The exercise by the UK resolution authority of the "bail-in" tool (or pre-resolution powers to write down or convert regulatory capital) in relation to securities issued by CSi would result in the write down and/or conversion to equity of such securities In addition to the other powers described above, the Bank of England may exercise the

"bail-in" tool in relation to a failing UK financial institution. The "bail-in" tool includes the powers to:

• write down to zero (i.e. cancel) a liability or modify its terms for the purposes of reducing or deferring the liabilities of the relevant institution; and/or

• convert a liability from one form or class to another (e.g. from debt to equity).

The exercise of the "bail-in" or similar pre-resolution powers (as described above) could result in (i) the cancellation of all, or a portion, of the principal amount of, interest on, or any other amounts payable on, any securities issued by CSi, and/or (ii) the conversion of all or a portion of the principal amount of, interest on, or any other amounts payable on, such securities into shares or other securities or other obligations of CSi or another person, and/or (iii) the amendment of the maturity of such securities or the amount of interest or any other amount payable on such securities or the date on which such interest or other amount becomes payable, including by means of a variation to the terms of the securities, in each case, to give effect to the exercise by the Bank of England of such powers.
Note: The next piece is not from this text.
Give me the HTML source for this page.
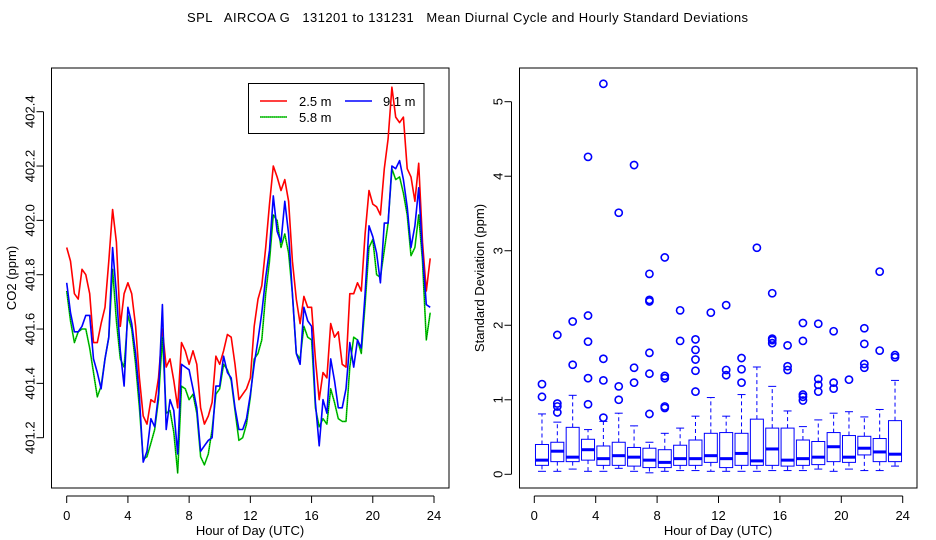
<!DOCTYPE html>
<html><head><meta charset="utf-8"><style>
html,body{margin:0;padding:0;background:#fff;}
svg{display:block;font-family:"Liberation Sans",sans-serif;}
</style></head><body>
<svg id="chart" width="936" height="540" viewBox="0 0 936 540" xmlns="http://www.w3.org/2000/svg">
<rect width="936" height="540" fill="#fff"/>
<text x="187" y="22" font-size="13" textLength="561" lengthAdjust="spacing" xml:space="preserve">SPL   AIRCOA G   131201 to 131231   Mean Diurnal Cycle and Hourly Standard Deviations</text>
<g id="left"></g>
<g id="right"></g>
</svg>
<script>
// ---------- Left panel data (values every 0.25 h) ----------
const hourStep = 0.25;
const co2_25 = [401.90,401.85,401.73,401.71,401.82,401.80,401.73,401.55,401.55,401.62,401.68,401.85,402.04,401.92,401.61,401.73,401.77,401.73,401.61,401.42,401.28,401.25,401.34,401.33,401.42,401.60,401.46,401.49,401.41,401.31,401.55,401.52,401.47,401.52,401.47,401.31,401.25,401.28,401.33,401.50,401.47,401.52,401.58,401.57,401.47,401.34,401.36,401.38,401.42,401.61,401.71,401.76,401.90,402.06,402.20,402.16,402.11,402.15,402.07,401.85,401.71,401.62,401.72,401.68,401.68,401.49,401.34,401.44,401.42,401.62,401.57,401.59,401.47,401.46,401.73,401.73,401.77,401.74,401.95,402.11,402.06,402.05,402.02,402.19,402.30,402.49,402.38,402.36,402.38,402.19,402.16,402.07,402.21,401.92,401.74,401.86];
const co2_91 = [401.77,401.66,401.59,401.59,401.61,401.65,401.65,401.49,401.44,401.38,401.49,401.57,401.90,401.73,401.52,401.39,401.68,401.62,401.51,401.35,401.11,401.15,401.27,401.24,401.36,401.69,401.23,401.34,401.30,401.14,401.47,401.46,401.45,401.38,401.31,401.15,401.17,401.19,401.20,401.39,401.39,401.50,401.44,401.42,401.31,401.23,401.23,401.27,401.36,401.47,401.56,401.66,401.79,401.89,402.09,401.96,401.92,402.07,401.95,401.73,401.51,401.47,401.68,401.63,401.61,401.33,401.17,401.34,401.29,401.49,401.41,401.31,401.31,401.38,401.55,401.46,401.56,401.53,401.73,401.98,401.94,401.88,401.77,401.99,401.99,402.20,402.19,402.22,402.15,402.05,401.90,401.98,402.12,401.88,401.69,401.68];
const co2_58 = [401.74,401.63,401.55,401.59,401.60,401.60,401.53,401.44,401.35,401.39,401.49,401.57,401.82,401.63,401.49,401.46,401.65,401.60,401.47,401.31,401.12,401.13,401.18,401.23,401.34,401.57,401.29,401.30,401.22,401.07,401.39,401.38,401.34,401.36,401.29,401.13,401.10,401.14,401.23,401.36,401.38,401.47,401.45,401.41,401.30,401.19,401.20,401.25,401.35,401.49,401.51,401.56,401.73,401.85,402.02,402.00,401.90,401.95,401.88,401.73,401.51,401.49,401.61,401.57,401.56,401.31,401.24,401.27,401.25,401.38,401.33,401.27,401.26,401.26,401.46,401.57,401.56,401.51,401.69,401.90,401.93,401.80,401.79,401.89,401.99,402.19,402.15,402.16,402.10,402.02,401.87,401.90,402.02,401.85,401.56,401.66];
const xTicks = [0,4,8,12,16,20,24];
const yTicksL = [401.2,401.4,401.6,401.8,402.0,402.2,402.4];
const yTicksR = [0,1,2,3,4,5];
const legendLabels = ["2.5 m","9.1 m","5.8 m"];

// ---------- Right panel data (box stats per hour) ----------
const boxLow = [0.04,0.04,0.07,0.04,0.04,0.08,0.04,0.02,0.04,0.05,0.05,0.04,0.04,0.04,0.04,0.05,0.05,0.05,0.07,0.04,0.07,0.05,0.05,0.11];
const boxQ1  = [0.12,0.17,0.17,0.19,0.12,0.12,0.11,0.09,0.09,0.12,0.12,0.16,0.09,0.12,0.12,0.12,0.11,0.12,0.13,0.17,0.16,0.26,0.17,0.17];
const boxMed = [0.19,0.31,0.23,0.33,0.21,0.25,0.23,0.19,0.16,0.21,0.21,0.25,0.21,0.28,0.18,0.34,0.19,0.21,0.23,0.37,0.23,0.35,0.30,0.27];
const boxQ3  = [0.40,0.43,0.63,0.47,0.38,0.43,0.36,0.35,0.33,0.39,0.46,0.55,0.56,0.55,0.74,0.62,0.62,0.46,0.44,0.56,0.52,0.51,0.48,0.72];
const boxHigh= [0.81,0.70,1.06,0.60,0.71,0.82,0.65,0.43,0.55,0.62,0.78,1.03,0.78,1.07,1.44,1.18,0.85,0.64,0.73,0.82,0.84,0.77,0.87,1.26];
const outliers = [
 [1.04,1.21],[0.83,0.91,0.95,1.87],[1.47,2.05],[0.94,1.29,1.78,2.13,4.26],[0.76,1.26,1.55,5.24],
 [1.0,1.18,3.51],[1.23,1.43,4.15],[0.81,1.35,1.63,2.32,2.34,2.69],[0.89,0.91,1.29,1.32,2.91],[1.79,2.2],
 [1.11,1.39,1.54,1.67,1.81],[2.17],[1.33,1.40,2.27],[1.23,1.41,1.56],[3.04],
 [1.76,1.80,1.82,2.43],[1.40,1.45,1.73],[0.99,1.04,1.07,1.79,2.03],[1.11,1.2,1.28,2.02],[1.15,1.23,1.92],
 [1.27],[1.43,1.48,1.75,1.96],[1.66,2.72],[1.57,1.60]
];

const NS="http://www.w3.org/2000/svg";
function mk(parent,tag,attrs){const e=document.createElementNS(NS,tag);for(const k in attrs)e.setAttribute(k,attrs[k]);parent.appendChild(e);return e;}

// Left axes
const L={x0:51.5,x1:449,y0:68,y1:488};
const lx=h=>66.7+h*(434-66.7)/24;
const ly=v=>111.7+(402.4-v)*(437.7-111.7)/1.2;
const gl=document.getElementById('left');

// legend (drawn first, lines cross over it)
const lg=mk(gl,'g',{});


mk(lg,'rect',{x:248.5,y:83.5,width:175.5,height:50,fill:'none',stroke:'#000','stroke-width':1});
mk(lg,'line',{x1:260,y1:101,x2:287,y2:101,stroke:'#f00','stroke-width':1.5});
const t1=mk(lg,'text',{x:299,y:106,'font-size':13});t1.textContent=legendLabels[0];


mk(lg,'line',{x1:345,y1:101,x2:372,y2:101,stroke:'#00f','stroke-width':1.5});
const t2=mk(lg,'text',{x:383,y:106,'font-size':13});t2.textContent=legendLabels[1];


mk(lg,'line',{x1:260,y1:117,x2:287,y2:117,stroke:'#0d0','stroke-width':1.5});
mk(lg,'line',{x1:260,y1:117,x2:287,y2:117,stroke:'#000','stroke-width':0.6,'stroke-dasharray':'1,1'});
const t3=mk(lg,'text',{x:299,y:122,'font-size':13});t3.textContent=legendLabels[2];



function pts(arr){return arr.map((v,i)=>lx(i*hourStep).toFixed(1)+','+ly(v).toFixed(1)).join(' ');}
let p=mk(gl,'polyline',{points:pts(co2_25),fill:'none',stroke:'#f00','stroke-width':1.6,'stroke-linejoin':'round'});


p=mk(gl,'polyline',{points:pts(co2_58),fill:'none',stroke:'#0d0','stroke-width':1.6,'stroke-linejoin':'round'});


mk(gl,'polyline',{points:pts(co2_58),fill:'none',stroke:'#000','stroke-width':0.5,'stroke-dasharray':'1,1'});
p=mk(gl,'polyline',{points:pts(co2_91),fill:'none',stroke:'#00f','stroke-width':1.6,'stroke-linejoin':'round'});



let fr=mk(gl,'rect',{x:L.x0,y:L.y0,width:L.x1-L.x0,height:L.y1-L.y0,fill:'none',stroke:'#000','stroke-width':1});


mk(gl,'line',{x1:lx(0),y1:L.y1+8,x2:lx(24),y2:L.y1+8,stroke:'#000'});
xTicks.forEach(h=>{
  mk(gl,'line',{x1:lx(h),y1:L.y1+8,x2:lx(h),y2:L.y1+15,stroke:'#000'});
  const t=mk(gl,'text',{x:lx(h),y:L.y1+32,'font-size':13,'text-anchor':'middle'});t.textContent=h;
  
  
});
mk(gl,'line',{x1:L.x0-8,y1:ly(401.2),x2:L.x0-8,y2:ly(402.4),stroke:'#000'});
yTicksL.forEach(v=>{
  mk(gl,'line',{x1:L.x0-8,y1:ly(v),x2:L.x0-15,y2:ly(v),stroke:'#000'});
  const t=mk(gl,'text',{x:0,y:0,'font-size':13,'text-anchor':'middle',transform:`translate(${L.x0-17},${ly(v)}) rotate(-90)`});t.textContent=v.toFixed(1);
  
  
});
let tt=mk(gl,'text',{x:250,y:535,'font-size':13,'text-anchor':'middle'});tt.textContent='Hour of Day (UTC)';


tt=mk(gl,'text',{x:0,y:0,'font-size':13,'text-anchor':'middle',transform:'translate(16,278) rotate(-90)'});tt.textContent='CO2 (ppm)';



// Right panel
const R={x0:519.5,x1:917,y0:68,y1:488};
const rx=h=>534.3+h*(902.7-534.3)/24;
const ry=v=>474.3-v*(474.3-101.7)/5;
const gr=document.getElementById('right');
boxMed.forEach((m,i)=>{
  const g=mk(gr,'g',{});
  
  
  const cx=rx(i+0.5), w=13;
  mk(g,'line',{x1:cx,y1:ry(boxQ3[i]),x2:cx,y2:ry(boxHigh[i]),stroke:'#00f','stroke-dasharray':'4,3'});
  mk(g,'line',{x1:cx,y1:ry(boxQ1[i]),x2:cx,y2:ry(boxLow[i]),stroke:'#00f','stroke-dasharray':'4,3'});
  mk(g,'line',{x1:cx-4,y1:ry(boxHigh[i]),x2:cx+4,y2:ry(boxHigh[i]),stroke:'#00f'});
  mk(g,'line',{x1:cx-4,y1:ry(boxLow[i]),x2:cx+4,y2:ry(boxLow[i]),stroke:'#00f'});
  mk(g,'rect',{x:cx-w/2,y:ry(boxQ3[i]),width:w,height:ry(boxQ1[i])-ry(boxQ3[i]),fill:'none',stroke:'#00f','stroke-width':1});
  mk(g,'line',{x1:cx-w/2,y1:ry(m),x2:cx+w/2,y2:ry(m),stroke:'#00f','stroke-width':3});
  outliers[i].forEach(o=>{
    const c=mk(g,'circle',{cx:cx,cy:ry(o),r:3.6,fill:'none',stroke:'#00f','stroke-width':1.6});
    
    
  });
});
fr=mk(gr,'rect',{x:R.x0,y:R.y0,width:R.x1-R.x0,height:R.y1-R.y0,fill:'none',stroke:'#000','stroke-width':1});


mk(gr,'line',{x1:rx(0),y1:R.y1+8,x2:rx(24),y2:R.y1+8,stroke:'#000'});
xTicks.forEach(h=>{
  mk(gr,'line',{x1:rx(h),y1:R.y1+8,x2:rx(h),y2:R.y1+15,stroke:'#000'});
  const t=mk(gr,'text',{x:rx(h),y:R.y1+32,'font-size':13,'text-anchor':'middle'});t.textContent=h;
  
  
});
mk(gr,'line',{x1:R.x0-8,y1:ry(0),x2:R.x0-8,y2:ry(5),stroke:'#000'});
yTicksR.forEach(v=>{
  mk(gr,'line',{x1:R.x0-8,y1:ry(v),x2:R.x0-15,y2:ry(v),stroke:'#000'});
  const t=mk(gr,'text',{x:0,y:0,'font-size':13,'text-anchor':'middle',transform:`translate(${R.x0-17},${ry(v)}) rotate(-90)`});t.textContent=v;
  
  
});
tt=mk(gr,'text',{x:718,y:535,'font-size':13,'text-anchor':'middle'});tt.textContent='Hour of Day (UTC)';


tt=mk(gr,'text',{x:0,y:0,'font-size':13,'text-anchor':'middle',transform:'translate(484,278) rotate(-90)'});tt.textContent='Standard Deviation (ppm)';


</script>
</body></html>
The exercise of any resolution power, including the "bail-in" tool (or any pre-resolution powers in relation to regulatory capital), in respect of CSi and any securities issued by it or any suggestion of any such exercise could materially adversely affect the rights of the holders of such securities, the value of their investment in such securities and/or the ability of CSi to satisfy its obligations under such securities, and could lead to the holders of such securities losing some or all of their investment in such securities. In addition, even in circumstances where a claim for compensation is established under the 'no creditor worse off' safeguard in accordance with a valuation performed after the resolution action has been taken, it is unlikely that such compensation would be equivalent to the full losses incurred by the holders of such securities in the resolution, and there can be no assurance that holders of such securities would recover such compensation promptly.

Holders of securities issued by CSi may not be able to anticipate the exercise of the

"bail-in" tool, any resolution power or any pre-resolution measure to reduce or convert regulatory capital

The resolution powers are intended to be exercised pre-emptively, i.e. prior to the point at which insolvency proceedings with respect to the relevant institution would be initiated, subject to certain conditions.

It is uncertain how the Bank of England would assess such conditions in different pre- insolvency scenarios affecting the relevant institution. The Bank of England is also not required to provide any advanced notice to holders of securities of the relevant institution of its decision to exercise any resolution power. Therefore, holders of the securities issued by CSi may not be able to anticipate a potential exercise of any such powers nor the potential effect of any such exercise on CSi and any such securities.

(8)

Holders of securities issued by CSi may have very limited rights to challenge the exercise of the "bail-in" tool, any resolution power or any pre-resolution measure If CSi were to be taken into a resolution regime or subjected to pre-resolution measures, holders of securities issued by CSi would have very limited rights to challenge the exercise of powers by the Bank of England, even where such powers have resulted in the write down or conversion of such securities to equity. Additionally, such holders may have only very limited rights to have that decision judicially reviewed. Further, the Bank of England would be expected to exercise such powers without the consent of the holders of the affected securities.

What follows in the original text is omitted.